The case progressed to the Supreme Court which took a different view. It took a broad approach to the question of what Mr Khan’s job required him to do and it was satisfied that the ‘close connection’ test was, in fact, satisfied. Mr Khan’s role required him to deal with customer enquiries. Mr Khan had been answering Mr Mohamud’s enquiry when the initial verbal altercation came about. Mr Khan then left the kiosk and ordered Mr Mohamud off the premises (something that Mr Khan purported to do on his employer’s behalf). Whilst Mr Khan’s actions were totally unacceptable they were carried out in connection with his duties of serving and dealing with customers. As such, Morrison Supermarkets was held to be vicariously liable for the injuries caused.

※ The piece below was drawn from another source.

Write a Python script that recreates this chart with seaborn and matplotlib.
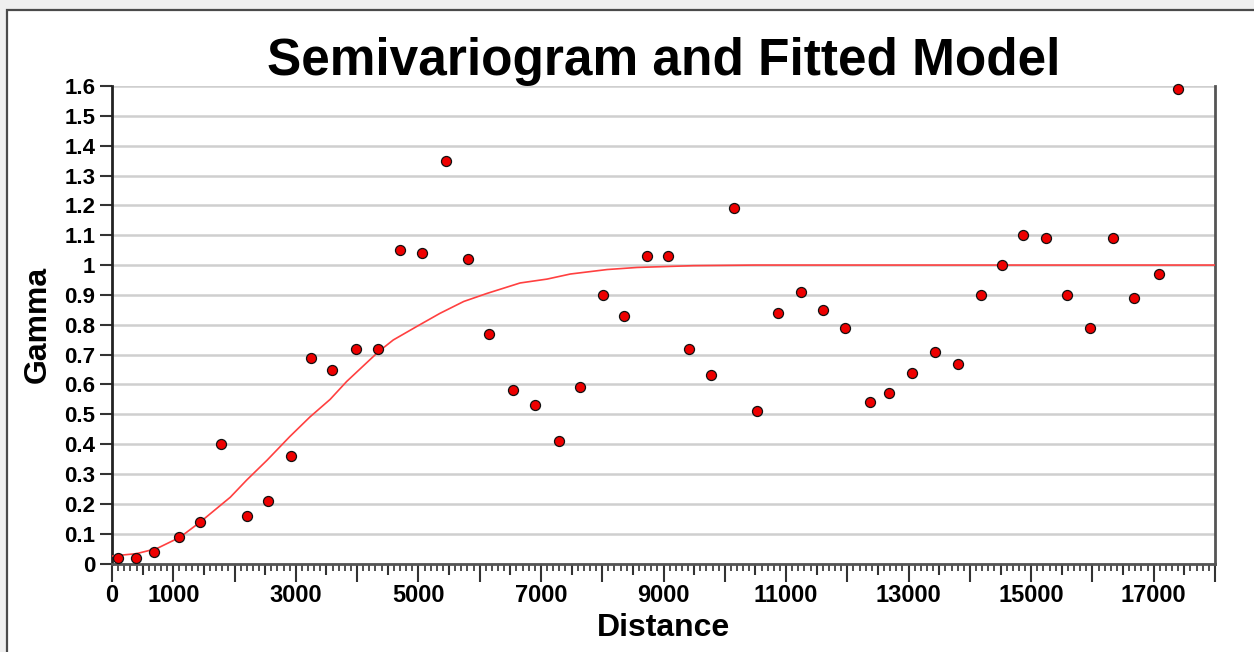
import matplotlib
matplotlib.use("Agg")
import matplotlib.pyplot as plt
import matplotlib.ticker as mticker
from matplotlib.patches import Rectangle
import seaborn as sns
import pandas as pd

# ---- data ----
lag_distance = [103, 392, 686, 1099, 1442, 1785, 2199, 2542, 2918, 3254,
                3597, 3979, 4348, 4702, 5066, 5448, 5817, 6160, 6542, 6906,
                7293, 7630, 8005, 8348, 8724, 9066, 9409, 9780, 10155, 10531,
                10874, 11249, 11597, 11967, 12376, 12686, 13061, 13437, 13812, 14188,
                14531, 14869, 15249, 15587, 15963, 16338, 16681, 17090, 17393]
gamma_values = [0.02, 0.02, 0.04, 0.09, 0.14, 0.40, 0.16, 0.21, 0.36, 0.69,
                0.65, 0.72, 0.72, 1.05, 1.04, 1.35, 1.02, 0.77, 0.58, 0.53,
                0.41, 0.59, 0.90, 0.83, 1.03, 1.03, 0.72, 0.63, 1.19, 0.51,
                0.84, 0.91, 0.85, 0.79, 0.54, 0.57, 0.64, 0.71, 0.67, 0.90,
                1.00, 1.10, 1.09, 0.90, 0.79, 1.09, 0.89, 0.97, 1.59]

model_distance = [0, 400, 730, 1110, 1440, 1930, 2200, 2530, 2900, 3230,
                  3560, 3830, 4350, 4590, 4980, 5350, 5740, 6120, 6660, 7100,
                  7480, 8080, 8570, 9490, 10500, 18000]
model_gamma = [0.025, 0.033, 0.05, 0.088, 0.139, 0.222, 0.28, 0.346, 0.425, 0.491,
               0.55, 0.61, 0.71, 0.749, 0.795, 0.838, 0.878, 0.905, 0.940, 0.953,
               0.970, 0.985, 0.992, 0.998, 1.0, 1.0]

x_label_values = [0, 1000, 3000, 5000, 7000, 9000, 11000, 13000, 15000, 17000]
y_tick_values = [0, 0.1, 0.2, 0.3, 0.4, 0.5, 0.6, 0.7, 0.8, 0.9, 1.0,
                 1.1, 1.2, 1.3, 1.4, 1.5, 1.6]

title_text = "Semivariogram and Fitted Model"
x_title = "Distance"
y_title = "Gamma"

pts = pd.DataFrame({"Distance": lag_distance, "Gamma": gamma_values})
model = pd.DataFrame({"Distance": model_distance, "Gamma": model_gamma})

sns.set_style("white")
plt.rcParams["font.family"] = ["Liberation Sans", "DejaVu Sans"]
plt.rcParams["text.color"] = "black"
plt.rcParams["axes.labelcolor"] = "black"
plt.rcParams["xtick.color"] = "black"
plt.rcParams["ytick.color"] = "black"

W, H = 1254, 652
fig = plt.figure(figsize=(W / 100, H / 100), dpi=100, facecolor="#efefef")

# outer white panel with dark left/top border
panel = Rectangle((7 / W, -0.05), 1.2, 1 - 10 / H + 0.05, transform=fig.transFigure,
                  facecolor="white", edgecolor="#4a4a4a", linewidth=1.6, zorder=-5)
fig.patches.append(panel)

left, right, top, bottom = 112, 1215, 86, 563.5
ax = fig.add_axes([left / W, 1 - bottom / H, (right - left) / W, (bottom - top) / H])
ax.set_zorder(1)
ax.set_facecolor("white")

sns.lineplot(data=model, x="Distance", y="Gamma", ax=ax, color="#ff4040",
             linewidth=1.2, zorder=3, estimator=None, sort=False)
sns.scatterplot(data=pts, x="Distance", y="Gamma", ax=ax, color="#ee0000",
                edgecolor="#111111", linewidth=0.9, s=52, zorder=4, clip_on=False)

ax.set_xlim(0, 18000)
ax.set_ylim(0, 1.6)

# grid
ax.set_yticks(y_tick_values)
ax.yaxis.grid(True, color="#cfcfcf", linewidth=1.8, zorder=0)
ax.xaxis.grid(False)
ax.set_axisbelow(True)

ax.set_yticklabels([("%g" % v) for v in y_tick_values], fontsize=16,
                   fontweight="bold", color="black")

# x ticks: majors every 500 (labels only on selected), minors every 100
major_x = list(range(0, 18001, 500))
ax.set_xticks(major_x)
ax.set_xticklabels([str(v) if v in x_label_values else "" for v in major_x],
                   fontsize=17, fontweight="bold", color="black")
ax.xaxis.set_minor_locator(mticker.MultipleLocator(100))

ax.tick_params(axis="y", which="major", direction="out", length=9, width=1.5,
               color="#333333", pad=3, left=True, right=False)
ax.tick_params(axis="x", which="major", direction="out", length=13, width=1.5,
               color="#333333", pad=2, bottom=True)
ax.tick_params(axis="x", which="minor", direction="out", length=5, width=1.2,
               color="#333333", bottom=True)
for v, t in zip(major_x, ax.xaxis.get_major_ticks()):
    if v % 1000 != 0:
        t.tick1line.set_markersize(8)

ax.spines["top"].set_visible(False)
ax.spines["left"].set_color("#222222")
ax.spines["left"].set_linewidth(2)
ax.spines["bottom"].set_color("#555555")
ax.spines["bottom"].set_linewidth(2)
ax.spines["right"].set_color("#555555")
ax.spines["right"].set_linewidth(2)

ax.set_xlabel(x_title, fontsize=23, fontweight="bold", labelpad=4, color="black")
ax.set_ylabel(y_title, fontsize=23, fontweight="bold", labelpad=8, color="black")
ax.set_title(title_text, fontsize=37, fontweight="bold", pad=4, color="black")

fig.savefig("out.png", dpi=100, facecolor=fig.get_facecolor())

What does this mean for employers?
This is an unusual case but it does have some useful ‘take home’ points:
- An employer may be liable for an employee’s actions even where they are totally unacceptable and would never be condoned by the employer.
- Unlike discrimination claims, there is no ‘reasonable steps’ defence in personal injury cases.
- Employers should ensure that expected standards of conduct towards other employees and third parties are clearly set out in employment policies and that any infringements are dealt with swiftly under disciplinary or performance management procedures.
- Where an employer has concerns about an individual employee’s conduct towards customers (or where a complaint has been made) this should be dealt with at the time rather than risking a further incident.